- Born: Nancy Henigbaum
- Origin: Davenport, Iowa, U.S.
- Genres: Jesus music; folk rock; blues; classical;
- Occupation: singer
- Instrument: Guitar
- Years active: 1973–present
- Labels: OakTable Publishing, Myrrh/ Word Records, Benson Records, Sparrow Records, Milk & Honey Records
- Website: honeytree.org

= Nancy Honeytree =

American Christian musician

Nancy Honeytree is an American Christian musician and one of the leaders in what was known as Jesus music.

== Background ==

Born Nancy Henigbaum ("Honeytree" being a translation of her family's German name) was born into a family of professional classical musicians. As a teen, Nancy Honeytree was drawn toward the hippie kids at her school, University of Iowa High School, eventually drifting into the drug culture. In 1970 she met some Jesus People at her sister's art school, and became one herself.
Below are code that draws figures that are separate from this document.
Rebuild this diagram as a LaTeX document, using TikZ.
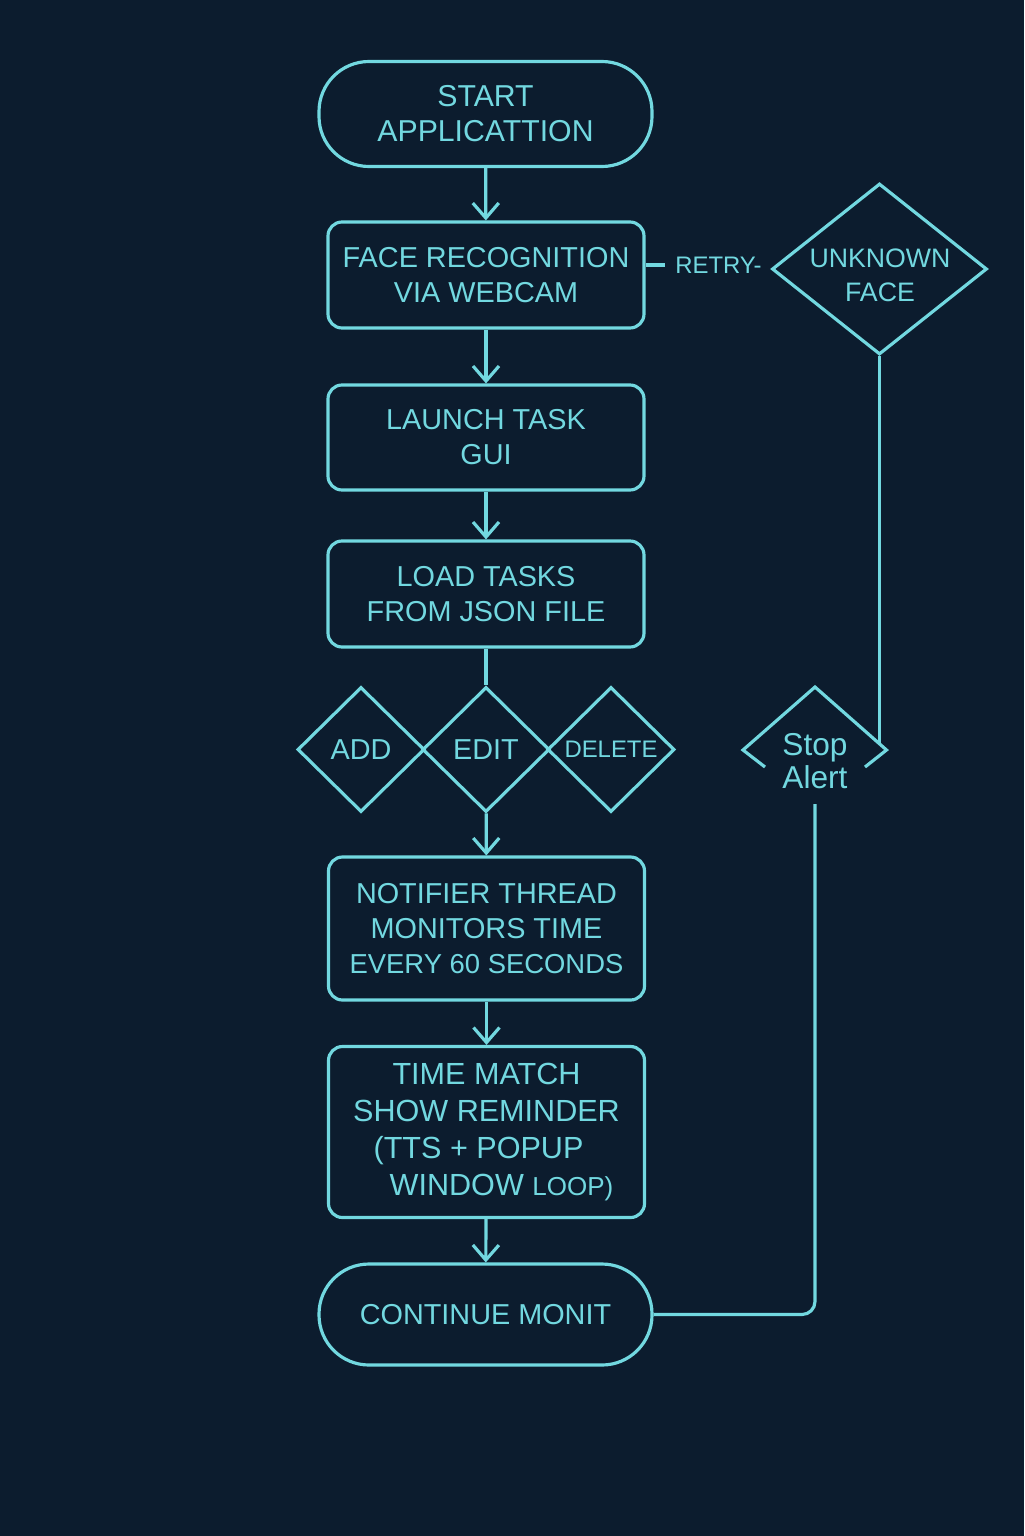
\documentclass[tikz,border=0pt]{standalone}
\usepackage{fontspec}
\setmainfont{Liberation Sans}
\usetikzlibrary{shapes.geometric,arrows.meta}
\definecolor{bgnavy}{HTML}{0C1C2E}
\definecolor{glowcyan}{HTML}{72D8E0}

\begin{document}
\begin{tikzpicture}[>={Straight Barb[length=1.5mm,width=2.6mm]},
    every node/.style={text=glowcyan, font=\fontsize{8.2}{10}\selectfont},
    block/.style={draw=glowcyan, line width=0.9pt, rounded corners=1.4mm, minimum width=3.16cm, minimum height=1.06cm, align=center, inner sep=0pt},
    term/.style={draw=glowcyan, line width=0.9pt, rounded corners=5mm, minimum width=3.33cm, minimum height=1.05cm, align=center},
    choice/.style={draw=glowcyan, line width=0.9pt, shape=diamond, minimum width=1.27cm, minimum height=1.25cm, inner sep=0pt},
    link/.style={draw=glowcyan, line width=0.9pt}]

    % background
    \fill[bgnavy] (0,0) rectangle (10.24,-15.36);
    \useasboundingbox (0,0) rectangle (10.24,-15.36);

    % main column
    \node[term, font=\fontsize{8.6}{10}\selectfont] (start) at (4.855,-1.14) {START\\APPLICATTION};
    \node[block] (face) at (4.86,-2.75) {FACE RECOGNITION\\VIA WEBCAM};
    \node[block, minimum height=1.05cm] (launch) at (4.86,-4.375) {LAUNCH TASK\\GUI};
    \node[block] (load) at (4.86,-5.94) {LOAD TASKS\\FROM JSON FILE};

    % task actions
    \node[choice] (add) at (3.61,-7.495) {ADD};
    \node[choice] (edit) at (4.86,-7.495) {EDIT};
    \node[choice, font=\fontsize{6.8}{8}\selectfont] (delete) at (6.11,-7.495) {DELETE};

    \node[block, minimum height=1.43cm] (notif) at (4.865,-9.285)
        {NOTIFIER THREAD\\MONITORS TIME\\{\fontsize{7.8}{10}\selectfont EVERY 60 SECONDS}};
    \node[block, minimum height=1.71cm, font=\fontsize{8.7}{10.6}\selectfont] (remind) at (4.865,-11.32)
        {TIME MATCH\\SHOW REMINDER\\\hspace*{-0.16cm}(TTS + POPUP\\\hspace*{0.3cm}WINDOW {\fontsize{7.4}{10}\selectfont LOOP)}};
    \node[term, minimum height=1.01cm] (monit) at (4.855,-13.145) {CONTINUE MONIT};

    % unknown face branch
    \node[shape=diamond, draw=glowcyan, line width=0.9pt, aspect=1.26, minimum width=2.15cm, minimum height=1.71cm, inner sep=0pt] (unknown) at (8.795,-2.69) {};
    \node[align=center, font=\fontsize{7.6}{9.6}\selectfont] (unknowntxt) at (8.80,-2.755) {UNKNOWN\\FACE};
    \node[font=\fontsize{6.8}{8}\selectfont, inner sep=1mm] (retry) at (7.185,-2.65) {RETRY-};

    % stop alert (open diamond)
    \node[align=center, inner sep=1.5mm, font=\fontsize{9}{9.2}\selectfont] (stop) at (8.15,-7.61) {Stop\\Alert};
    \draw[link, line join=miter] (7.65,-7.67) -- (7.43,-7.50) -- (8.15,-6.87) -- (8.865,-7.50) -- (8.65,-7.67);
    \coordinate (stopedge) at (8.795,-7.44);

    % arrows
    \draw[link, ->] (start) -- (face);
    \draw[link, ->] (face) -- (launch);
    \draw[link, ->] (launch) -- (load);
    \draw[link] (load) -- (edit);
    \draw[link, ->] (edit) -- (notif);
    \draw[link, ->] (notif) -- (remind);
    \draw[link, ->] (remind) -- (monit);

    % retry and loop back
    \draw[link] (face.east |- retry.west) -- (retry.west);
    \draw[link] (unknown.south) -- (stopedge);
    \draw[link, rounded corners=1.3mm] (monit.east) -| (stop.south);

\end{tikzpicture}
\end{document}
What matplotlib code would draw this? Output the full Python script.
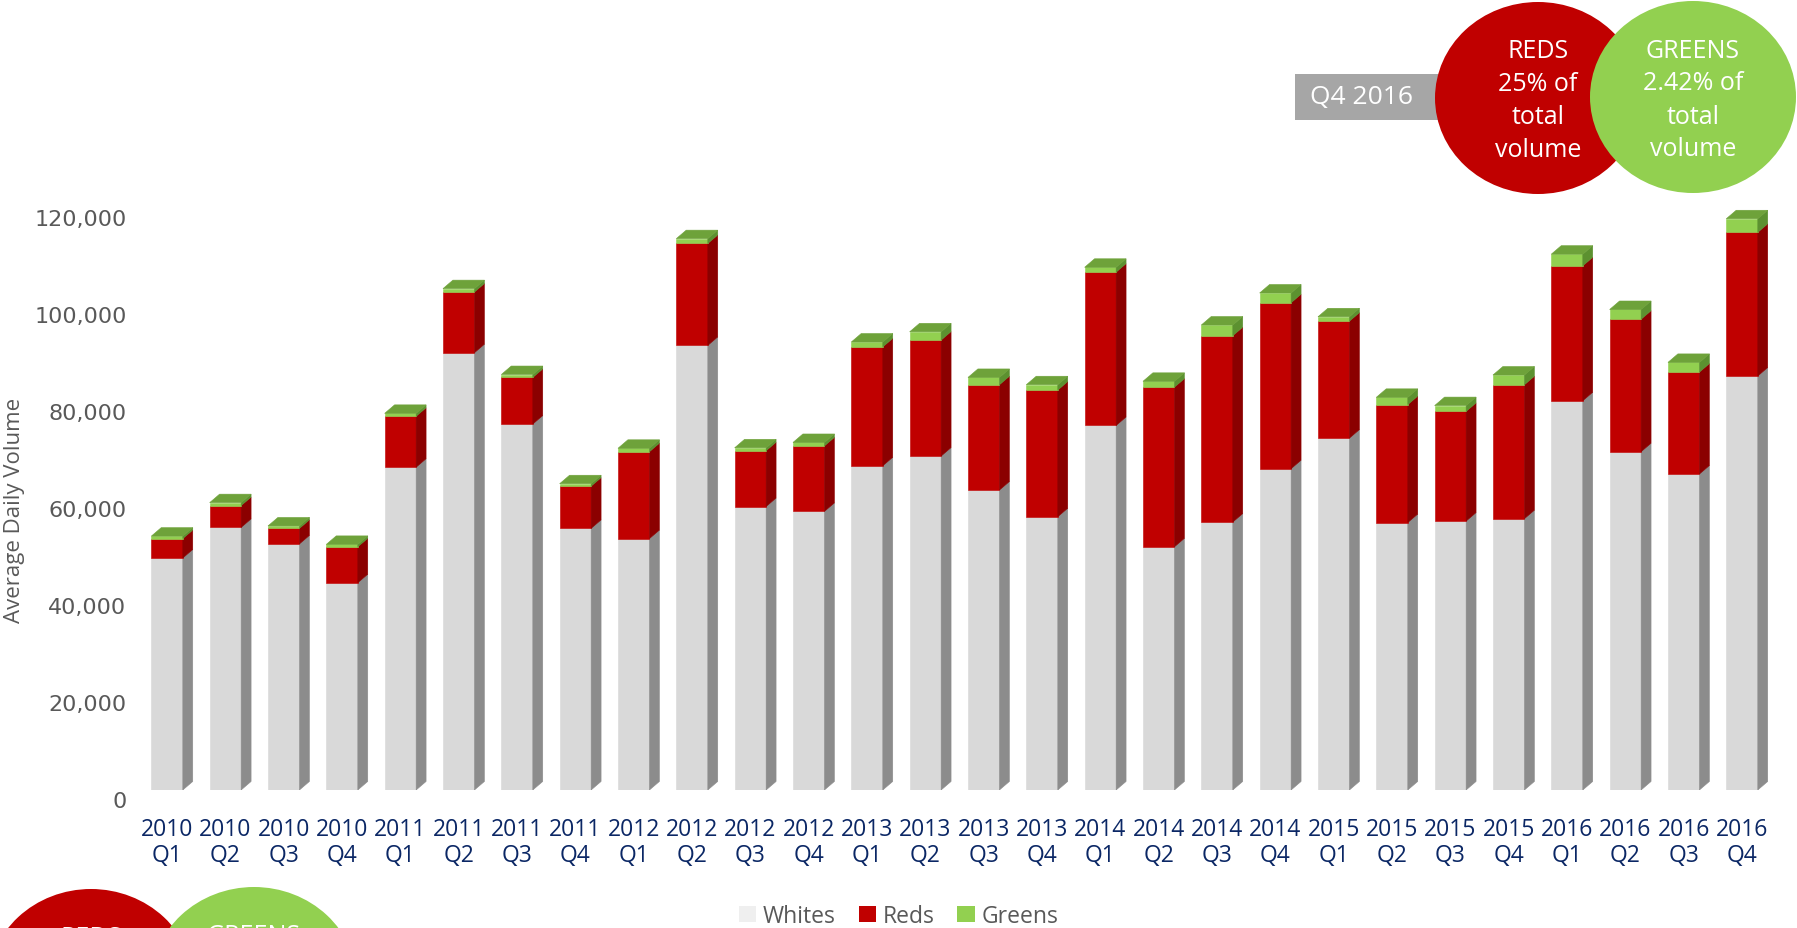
#!/usr/bin/env python3
"""Quarterly average daily volume, stacked pseudo-3D columns (Whites / Reds / Greens)."""

import numpy as np
import matplotlib

matplotlib.use("Agg")
import matplotlib.pyplot as plt
from matplotlib.patches import Ellipse, Patch, Polygon, Rectangle
from matplotlib.transforms import ScaledTranslation


YEARS = ["2010"] * 4 + ["2011"] * 4 + ["2012"] * 4 + ["2013"] * 4 + ["2014"] * 4 + ["2015"] * 4 + ["2016"] * 4
QUARTERS = ["Q1", "Q2", "Q3", "Q4"] * 7

WHITES = [47800, 54100, 50700, 42700, 66500, 90100, 75400, 53900, 51800, 91600, 58400, 57400, 66800, 68800,
          61800, 56300, 75100, 50100, 55200, 66200, 72500, 55100, 55400, 55900, 80200, 69700, 65100, 85300]
REDS = [4000, 4500, 3200, 7400, 10500, 12500, 9600, 8700, 17900, 21000, 11500, 13500, 24500, 23900,
        21700, 26100, 31600, 32900, 38400, 34200, 24100, 24300, 22600, 27600, 27800, 27300, 21000, 29600]
GREENS = [500, 600, 500, 500, 600, 700, 600, 500, 700, 1000, 600, 700, 1000, 1700,
          1500, 1100, 1000, 1200, 2200, 2000, 900, 1500, 1200, 2000, 2400, 2000, 2000, 2800]

SERIES = ["Whites", "Reds", "Greens"]
FRONT = ["#d9d9d9", "#c00000", "#92d050"]
SIDE = ["#8c8c8c", "#8b0000", "#5c9130"]
TOP = "#6ea23a"
LEGEND_SWATCH = ["#efefef", "#c00000", "#92d050"]

YTICKS = [0, 20000, 40000, 60000, 80000, 100000, 120000]

BAR_W = 0.54   # front face width (category units)
DEPTH_X = 0.17
DEPTH_Y = 1750

FONT = ["Open Sans", "DejaVu Sans"]
GREY_TEXT = "#595959"
NAVY = "#0b2765"


def px(x, y):
    """pixel position (from top-left) -> inches from bottom-left"""
    return x / 100, (929 - y) / 100


def bubbles(fig, red_c, green_c, size=(2.06, 1.92)):
    tr = fig.dpi_scale_trans
    for (cx, cy), color, lines in [
        (red_c, "#c00000", ["REDS", "25% of", "total", "volume"]),
        (green_c, "#92d050", ["GREENS", "2.42% of", "total", "volume"]),
    ]:
        fig.add_artist(Ellipse(px(cx, cy), size[0], size[1], transform=tr, color=color, lw=0))
        for k, line in enumerate(lines):
            fig.text(*px(cx, cy - 47 + 33 * k), line, transform=tr, ha="center", va="center",
                     color="white", fontsize=18, family=FONT)


def main():
    n = len(WHITES)
    x = np.arange(n)

    fig = plt.figure(figsize=(17.97, 9.29), dpi=100)
    ax = fig.add_axes([0.0735, 0.1486, 0.9154, 0.6765])
    ax.set_xlim(-0.6, n - 0.4)
    ax.set_ylim(0, 129500)

    bottom = np.zeros(n)
    for vals, face, side in zip([WHITES, REDS, GREENS], FRONT, SIDE):
        vals = np.asarray(vals, dtype=float)
        ax.bar(x, vals, BAR_W, bottom=bottom, color=face, edgecolor=face, linewidth=0.4, zorder=2)
        for xi, b, v in zip(x, bottom, vals):
            r = xi + BAR_W / 2
            ax.add_patch(Polygon([(r, b), (r + DEPTH_X, b + DEPTH_Y), (r + DEPTH_X, b + v + DEPTH_Y), (r, b + v)],
                                 closed=True, facecolor=side, edgecolor=side, lw=0.4, zorder=2))
        bottom = bottom + vals

    for xi, t in zip(x, bottom):
        l, r = xi - BAR_W / 2, xi + BAR_W / 2
        ax.add_patch(Polygon([(l, t), (r, t), (r + DEPTH_X, t + DEPTH_Y), (l + DEPTH_X, t + DEPTH_Y)],
                             closed=True, facecolor=TOP, edgecolor=TOP, lw=0.4, zorder=3))

    for s in ax.spines.values():
        s.set_visible(False)
    ax.tick_params(length=0)

    ax.set_yticks(YTICKS)
    ax.set_yticklabels([f"{v:,}" for v in YTICKS], fontsize=16, color=GREY_TEXT, family="DejaVu Sans")
    ax.tick_params(axis="y", pad=4)
    shift = ScaledTranslation(0, -0.09, fig.dpi_scale_trans)
    for lbl in ax.get_yticklabels():
        lbl.set_transform(lbl.get_transform() + shift)

    ax.set_xticks(x)
    ax.set_xticklabels([f"{y}\n{q}" for y, q in zip(YEARS, QUARTERS)], fontsize=16.5, color=NAVY,
                       family=FONT, linespacing=1.1)
    ax.tick_params(axis="x", pad=19.5)

    fig.text(*px(15, 510), "Average Daily Volume", transform=fig.dpi_scale_trans, rotation=90,
             ha="center", va="center", fontsize=16, color=GREY_TEXT, family=FONT)

    handles = [Patch(facecolor=c, edgecolor="none") for c in LEGEND_SWATCH]
    fig.legend(handles, SERIES, loc="center", bbox_to_anchor=(0.5, 0.013), ncol=3, frameon=False,
               handlelength=0.75, handleheight=0.75, handletextpad=0.3, columnspacing=1.0,
               prop={"family": FONT, "size": 16.5}, labelcolor=GREY_TEXT)

    # Q4 2016 callout
    tr = fig.dpi_scale_trans
    fig.add_artist(Rectangle(px(1295, 121), 1.43, 0.46, transform=tr, color="#a6a6a6", lw=0))
    fig.text(*px(1362, 98), "Q4 2016", transform=tr, ha="center", va="center", color="white",
             fontsize=19, family=FONT)
    bubbles(fig, (1538, 99), (1693, 98))
    bubbles(fig, (91, 986), (254, 984))

    fig.savefig("out.png", dpi=100)
    plt.close(fig)


if __name__ == "__main__":
    main()
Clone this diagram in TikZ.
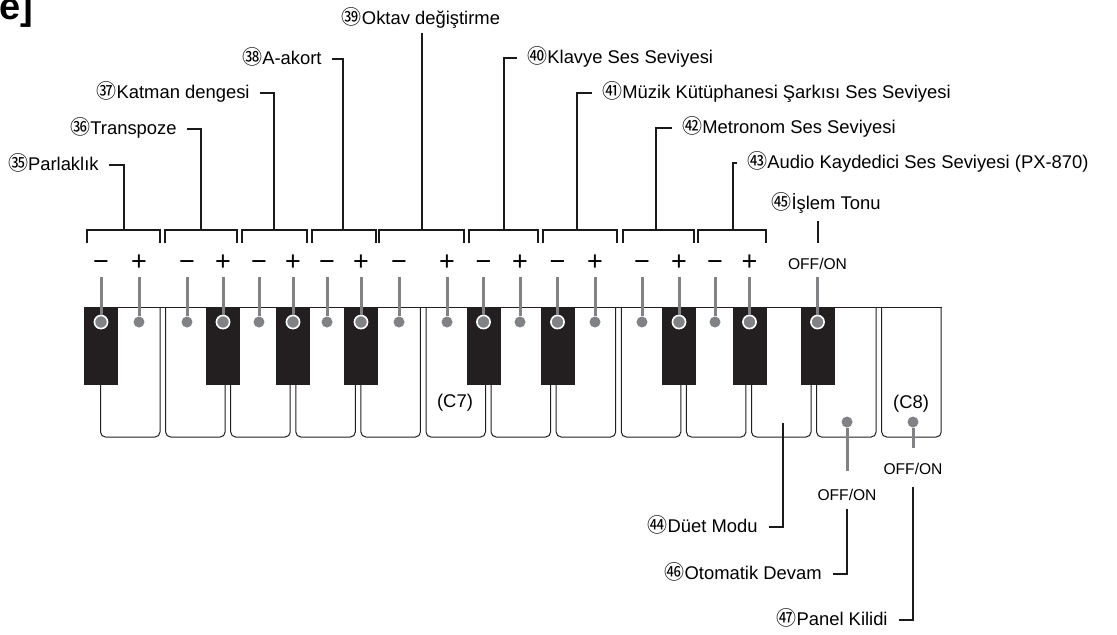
\documentclass[tikz,border=0pt]{standalone}
\usepackage{fontspec}
\setmainfont{Liberation Sans}
\newfontfamily\cjk{Noto Sans CJK JP}
\usepackage{xcolor}
\definecolor{cKey}{HTML}{231F20}
\definecolor{cPin}{HTML}{808285}
\definecolor{cLine}{HTML}{1A1A1A}
\usetikzlibrary{calc}
\newcommand{\cn}[1]{{\cjk\fontsize{10}{11}\selectfont #1}}
\tikzset{
  key-white/.style={draw=cKey,line width=0.5pt,rounded corners=2.5pt},
  key-black/.style={fill=cKey},
  pin-line/.style={draw=cPin,line width=1.5pt},
  pin-dot/.style={circle,fill=cPin,inner sep=0pt,minimum size=5.5pt},
  % knobs sitting on black keys get a white ring
  pin-dot-big/.style={circle,fill=cPin,draw=white,line width=0.8pt,
    inner sep=0pt,minimum size=6.6pt},
  leader/.style={draw=cLine,line width=0.6pt},
  lbl/.style={inner sep=0pt,font=\fontsize{9.2}{11}\selectfont},
  lbl-sign/.style={inner sep=0pt,anchor=base,font=\fontsize{13.5}{15}\selectfont},
  lbl-small/.style={inner sep=0pt,font=\fontsize{7.8}{9}\selectfont},
}

\begin{document}
\begin{tikzpicture}[x=0.5pt,y=-0.5pt]
  \useasboundingbox (0,0) rectangle (1117,634);
  \node[anchor=base west,inner sep=0pt,font=\bfseries\fontsize{19}{21}\selectfont] (hdr) at (-1,19) {e]};

  % white keys E6 .. C8
  \foreach \i in {0,...,12}{
    \pgfmathsetmacro{\xl}{100.5+65.1*\i}
    \draw[key-white] (\xl,307) -- (\xl,437) -- (\xl+59.5,437) -- (\xl+59.5,307);
  }
  \draw[draw=cKey,line width=0.5pt] (84,307) -- (942,307);
  \foreach \xc in {101,223,293,361,483.5,557.5,679,749.5,817.5}
    \fill[key-black] (\xc-17,307) rectangle (\xc+17,385);

  % -/+ knobs
  \foreach \n/\xc/\sg/\dt in {
      1/101/−/pin-dot-big, 2/139/+/pin-dot, 3/187/−/pin-dot, 4/223/+/pin-dot-big,
      5/259/−/pin-dot, 6/293/+/pin-dot-big, 7/327/−/pin-dot, 8/361/+/pin-dot-big,
      9/399/−/pin-dot, 10/447/+/pin-dot, 11/483.5/−/pin-dot-big, 12/520/+/pin-dot,
      13/557.5/−/pin-dot-big, 14/595/+/pin-dot, 15/642/−/pin-dot, 16/679/+/pin-dot-big,
      17/715/−/pin-dot, 18/749.5/+/pin-dot-big}{
    \node[lbl-sign] (s\n) at (\xc,270) {\sg};
    \coordinate (p\n) at (\xc,277);
    \node[\dt] (d\n) at (\xc,322) {};
    \draw[pin-line] (p\n) -- (d\n);
  }
  \node[lbl-small] (s19) at (817.5,264) {OFF/ON};
  \coordinate (p19) at (817.5,277);
  \node[pin-dot-big] (d19) at (817.5,322) {};
  \draw[pin-line] (p19) -- (d19);

  % brackets over the key pairs
  \foreach \n/\l/\r/\s in {35/87/160/124, 36/165/237/201, 37/242/307/274,
      38/312/376/343, 39/379/464/422, 40/469/538/504, 41/543/617/577,
      42/623/694/656, 43/698/766/733}{
    \draw[leader] (\l,243) -- (\l,230) -- (\r,230) -- (\r,243);
    \coordinate (b\n) at (\s,230);
  }

  \node[lbl,anchor=mid east] (l35) at (99,165) {\cn{㉟}Parlaklık};
  \node[lbl,anchor=mid east] (l36) at (177,129) {\cn{㊱}Transpoze};
  \node[lbl,anchor=mid east] (l37) at (250,93) {\cn{㊲}Katman dengesi};
  \node[lbl,anchor=mid east] (l38) at (322,59) {\cn{㊳}A-akort};
  \node[lbl] (l39) at (421,18) {\cn{㊴}Oktav değiştirme};
  \node[lbl,anchor=mid west] (l40) at (527,58) {\cn{㊵}Klavye Ses Seviyesi};
  \node[lbl,anchor=mid west] (l41) at (602,93) {\cn{㊶}Müzik Kütüphanesi Şarkısı Ses Seviyesi};
  \node[lbl,anchor=mid west] (l42) at (682,128) {\cn{㊷}Metronom Ses Seviyesi};
  \node[lbl,anchor=mid west] (l43) at (747,163) {\cn{㊸}Audio Kaydedici Ses Seviyesi (PX-870)};
  \node[lbl] (l45) at (826,203) {\cn{㊺}İşlem Tonu};

  \foreach \n in {35,36,37,38}
    \draw[leader] ($(l\n.mid east)+(10,0)$) -| (b\n);
  \foreach \n in {40,41,42,43}
    \draw[leader] ($(l\n.mid west)+(-10,0)$) -| (b\n);
  \coordinate (t39) at (422,33);
  \draw[leader] (t39) -- (b39);
  \coordinate (t45) at (818,221);
  \coordinate (u45) at (818,243);
  \draw[leader] (t45) -- (u45);

  \node[lbl] (c7) at (455,403) {(C7)};
  \node[lbl] (c8) at (911,404) {(C8)};

  % switches below the keyboard
  \coordinate (k44) at (783,423);
  \node[lbl,anchor=mid east] (l44) at (758,527) {\cn{㊹}Düet Modu};
  \draw[leader] ($(l44.mid east)+(11,0)$) -| (k44);

  \node[pin-dot] (d46) at (847,422) {};
  \coordinate (p46) at (847,471);
  \draw[pin-line] (d46) -- (p46);
  \node[lbl-small] (o46) at (847,495) {OFF/ON};
  \coordinate (q46) at (847,509);
  \node[lbl,anchor=mid east] (l46) at (822,574) {\cn{㊻}Otomatik Devam};
  \draw[leader] ($(l46.mid east)+(11,0)$) -| (q46);

  \node[pin-dot] (d47) at (913,422) {};
  \coordinate (p47) at (913,448);
  \draw[pin-line] (d47) -- (p47);
  \node[lbl-small] (o47) at (913,469) {OFF/ON};
  \coordinate (q47) at (913,487);
  \node[lbl,anchor=mid east] (l47) at (888,620) {\cn{㊼}Panel Kilidi};
  \draw[leader] ($(l47.mid east)+(11,0)$) -| (q47);
\end{tikzpicture}
\end{document}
After graduating, she worked at a youth ministry in Fort Wayne, Indiana, called "The Adam's Apple", a part of the Jesus movement, and it was during these years that she began to write songs about her new-found faith, recording her self-titled first album in 1973.

Billed simply as "Honeytree" most of her career, the singer's folk rock-soprano style was influenced by mainstream artists such as Joni Mitchell, Carole King and Judy Collins, but her lyrics were largely dealing with one's personal relationship with Jesus Christ.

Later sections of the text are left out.